Défense contre les attaques de numéro de séquence

Statut du présent mémo

Le présent mémo fournit des informations pour la communauté de l’Internet. Le présent mémo ne spécifie aucune sorte de norme de l’Internet. Sa distribution n’est soumise à aucune restriction.

 

Résumé

Les attaques de surveillance du trafic IP fondées sur le chapardage du numéro de séquence sont devenues une menace sérieuse sur l’Internet (avis du CERT CA-95:01). Bien qu’une authentification cryptographique généralisée soit la bonne réponse, on propose aux mises en œuvre de TCP une modification simple qui devrait être une barrière très substantielle contre la vague d’attaques actuelle.

 

Généralités et motivations

En 1985, Morris [1] a décrit une forme d’attaque fondée sur la prévision des numéros de séquence que TCP [2] va utiliser pour les nouvelles connexions. En bref, l’attaquant bâillonne un hôte de confiance pour la cible, usurpe l’adresse IP de l’hôte de confiance lorsqu’il parle avec la cible, et achève la prise de contact à trois sur la base de sa prévision du prochain numéro de séquence initial à utiliser. Une connexion ordinaire avec la cible est utilisée pour rassembler les informations d’état de numéro de séquence. Cette séquence entière, couplée à l’authentification fondée sur l’adresse, permet à l’attaquant d’exécuter des commandes sur l’hôte cible.

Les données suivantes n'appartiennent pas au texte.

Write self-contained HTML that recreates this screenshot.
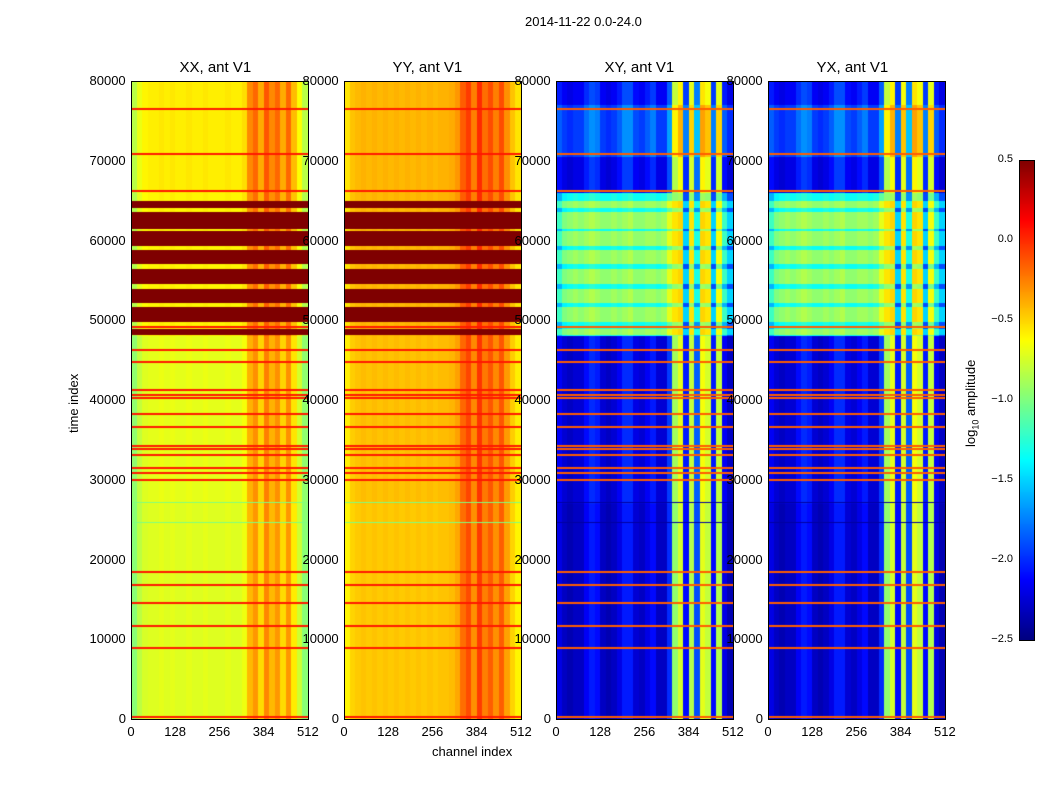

Il est clair que la solution appropriée est l’authentification cryptographique [3,4]. Mais il s’écoulera encore assez longtemps avant qu’elle soit développée. Il a donc été nécessaire pour de nombreux sites de restreindre l’utilisation des protocoles qui s’appuient sur l’authentification fondée sur l’adresse, tels que rlogin et rsh. Malheureusement, la fréquence des attaques de "renifleurs" – espionnage du réseau (avis du CERT CA-94:01) -- a aussi rendu le TELNET [5] ordinaire très dangereux. L’Internet est donc dépourvu d’un mécanisme sûr et de confiance pour la connexion à distance.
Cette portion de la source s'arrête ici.